Moscow

The Russian Academy of Science (RAS) has set up a new body, known as the Above-Budget Foundation (ABF), to manage its property and channel the income it receives to supporting scientists and their work.

According to Gennady Mesyats, the academy's vice-president responsible for ABF activities, the new body has already generated more than $1 million in income, even though it started operating only a few months ago.

“Next year we hope to get $3 million, and in the coming years ABF plans to operate with tens of millions of dollars,” says Mesyats. “We hope that this will enable our libraries to subscribe to all major journals, and that we can finance expeditions, and solve our most acute financial problems.”

Mesyats told a meeting of the academy's praesidium in Moscow last week that, for the first time in recent years, the government has this year transferred all the money it had allotted to science both on time and in full. But the praesidium emphasized that the total amount being made available is still insufficient to meet the needs of Russian science.

External income is therefore very important, Mesyats emphasized, particularly given that the budget money can only be used for specified purposes, such as salaries, and cannot be redistributed. The academy owns considerable property, which until recently has been inefficiently used. It has 38 buildings in Moscow alone, and many stores, hotels and other real estate around the country.

The academy also receives income from its scientific ships, and substantial revenue is raised through its international academic association ‘Science’, which manufactures and distributes copies of scientific exhibits.

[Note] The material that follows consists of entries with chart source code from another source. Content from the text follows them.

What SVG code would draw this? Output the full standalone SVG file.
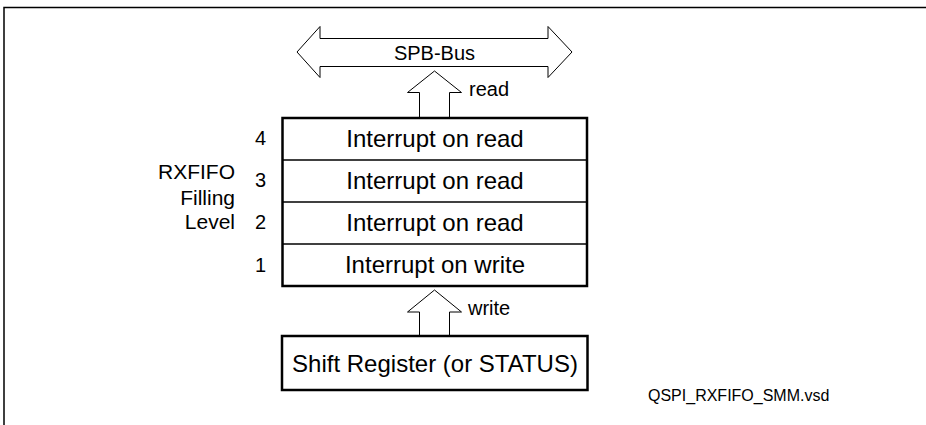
<svg xmlns="http://www.w3.org/2000/svg" width="926" height="425" viewBox="0 0 926 425">
<style>
.t{font-family:"Liberation Sans",Arial,sans-serif;fill:#000}
.big{font-size:24px}
.mid{font-size:20px}
.lbl{font-size:21px}
.sm{font-size:16px}
.arr{fill:#fff;stroke:#000;stroke-width:1;stroke-linejoin:miter}
.box{fill:#fff;stroke:#000;stroke-width:2.5}
.div{stroke:#000;stroke-width:1.5}
</style>
<rect width="926" height="425" fill="#fff"/>
<g id="frame"><polyline points="4,425 4,7.5 926,7.5" fill="none" stroke="#000" stroke-width="1.5"/></g>
<g id="connectors">
<polygon class="arr" points="297,52 320,26.5 320,38.5 548,38.5 548,26.5 572,52 548,77.5 548,66.5 320,66.5 320,77.5"/>
<polyline class="arr" points="419.5,118 419.5,92.5 407.5,92.5 434.5,71 461.5,92.5 449.5,92.5 449.5,118"/>
<polyline class="arr" points="419.5,336 419.5,312 407.5,312 434.5,290 461.5,312 449.5,312 449.5,336"/>
<text class="t mid" x="469" y="96">read</text>
<text class="t mid" x="468" y="315">write</text>
</g>
<g id="bus"><text class="t mid" x="434.5" y="60" text-anchor="middle">SPB-Bus</text></g>
<g id="rxfifo">
<rect class="box" x="282.5" y="118" width="304.5" height="168"/>
<line class="div" x1="282.5" y1="160" x2="587" y2="160"/>
<line class="div" x1="282.5" y1="202" x2="587" y2="202"/>
<line class="div" x1="282.5" y1="244" x2="587" y2="244"/>
<text class="t big" x="435" y="147" text-anchor="middle">Interrupt on read</text>
<text class="t big" x="435" y="189" text-anchor="middle">Interrupt on read</text>
<text class="t big" x="435" y="231" text-anchor="middle">Interrupt on read</text>
<text class="t big" x="435" y="273" text-anchor="middle">Interrupt on write</text>
</g>
<g id="levels">
<text class="t mid" x="260.5" y="145" text-anchor="middle">4</text>
<text class="t mid" x="260.5" y="187" text-anchor="middle">3</text>
<text class="t mid" x="260.5" y="228.5" text-anchor="middle">2</text>
<text class="t mid" x="260.5" y="272" text-anchor="middle">1</text>
<text class="t lbl" x="235" y="178.5" text-anchor="end">RXFIFO</text>
<text class="t lbl" x="235" y="205" text-anchor="end">Filling</text>
<text class="t lbl" x="235" y="228.5" text-anchor="end">Level</text>
</g>
<g id="shift">
<rect class="box" x="282" y="336" width="305.5" height="54"/>
<text class="t big" x="435" y="372" text-anchor="middle">Shift Register (or STATUS)</text>
</g>
<g id="filename"><text class="t sm" x="648" y="401">QSPI_RXFIFO_SMM.vsd</text></g>
</svg>
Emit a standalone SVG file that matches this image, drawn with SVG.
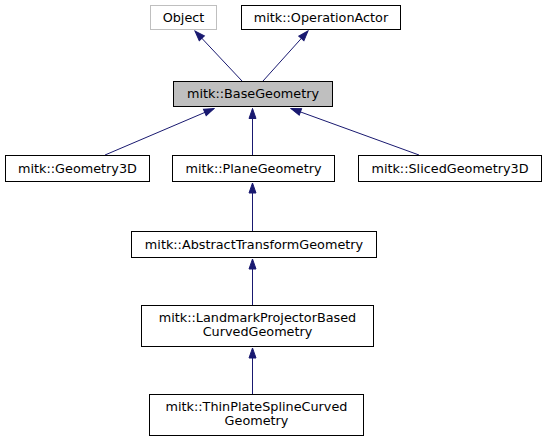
<svg xmlns="http://www.w3.org/2000/svg" width="545" height="440" viewBox="0 0 545 440">
<style>
  .box { fill: #ffffff; stroke: #000000; stroke-width: 1; }
  .grey { stroke: #bfbfbf; }
  .hl { fill: #bfbfbf; }
  text { font-family: "DejaVu Sans", "Liberation Sans", sans-serif; font-size: 12.8px; fill: #000000; text-anchor: middle; }
  .edge { stroke: #191970; stroke-width: 1; fill: none; marker-end: url(#arr); }
</style>
<defs>
  <marker id="arr" markerUnits="userSpaceOnUse" markerWidth="12" markerHeight="12" viewBox="-1 -6 12 12" refX="10" refY="0" orient="auto">
    <path d="M0,-3.5 L10,0 L0,3.5 Z" fill="#191970" stroke="#191970" stroke-width="1"/>
  </marker>
</defs>
<rect width="545" height="440" fill="#ffffff"/>
<g id="connectors">
  <line class="edge" x1="242" y1="81" x2="195" y2="31"/>
  <line class="edge" x1="263" y1="81" x2="308" y2="31"/>
  <line class="edge" x1="105" y1="155" x2="214" y2="108.5"/>
  <line class="edge" x1="252.5" y1="155" x2="252.5" y2="108.5"/>
  <line class="edge" x1="419" y1="155" x2="291" y2="108.5"/>
  <line class="edge" x1="252.5" y1="231" x2="252.5" y2="183"/>
  <line class="edge" x1="252.5" y1="305" x2="252.5" y2="259"/>
  <line class="edge" x1="252.5" y1="394" x2="252.5" y2="348"/>
</g>
<g id="node-object">
  <rect class="box grey" x="150.5" y="5.5" width="66" height="24"/>
  <text x="183.5" y="21.8">Object</text>
</g>
<g id="node-operationactor">
  <rect class="box" x="241.5" y="5.5" width="159" height="24"/>
  <text x="321" y="21.8">mitk::OperationActor</text>
</g>
<g id="node-basegeometry">
  <rect class="box hl" x="173.5" y="81.5" width="159" height="25"/>
  <text x="253" y="98.3">mitk::BaseGeometry</text>
</g>
<g id="node-geometry3d">
  <rect class="box" x="5.5" y="155.5" width="144" height="26"/>
  <text x="77.5" y="172.8">mitk::Geometry3D</text>
</g>
<g id="node-planegeometry">
  <rect class="box" x="172.5" y="155.5" width="162" height="26"/>
  <text x="253.5" y="172.8">mitk::PlaneGeometry</text>
</g>
<g id="node-slicedgeometry3d">
  <rect class="box" x="358.5" y="155.5" width="183" height="26"/>
  <text x="450" y="172.8">mitk::SlicedGeometry3D</text>
</g>
<g id="node-abstracttransformgeometry">
  <rect class="box" x="131.5" y="231.5" width="245" height="26"/>
  <text x="254" y="248.8">mitk::AbstractTransformGeometry</text>
</g>
<g id="node-landmarkprojector">
  <rect class="box" x="141.5" y="305.5" width="232" height="41"/>
  <text x="257.5" y="321.5">mitk::LandmarkProjectorBased</text>
  <text x="257.5" y="335.5">CurvedGeometry</text>
</g>
<g id="node-thinplate">
  <rect class="box" x="149.5" y="394.5" width="214" height="41"/>
  <text x="256.5" y="410.5">mitk::ThinPlateSplineCurved</text>
  <text x="256.5" y="424.5">Geometry</text>
</g>
</svg>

The academy also makes money from publishing. More than 80 scientific journals are published in English by a recently founded publishing company, Nauka, which is expected to raise $1 million next year, partly because publication of the two leading Russian physics journals was transferred to it from the American Institute of Physics.

The ways in which these funds are to be spent are discussed at weekly meetings of the RAS praesidium, chaired by Yuri Osipov, the academy's president. This year's priorities have included buying apartments for young scientists, providing petrol supplies for mountain observatories and supporting scientists' widows.

“Finding external funds is a new activity for us, even though in other countries it is quite normal; up to 30 per cent of the income of US universities comes from using their property, such as stadiums, parking places and living quarters,” says Mesyats.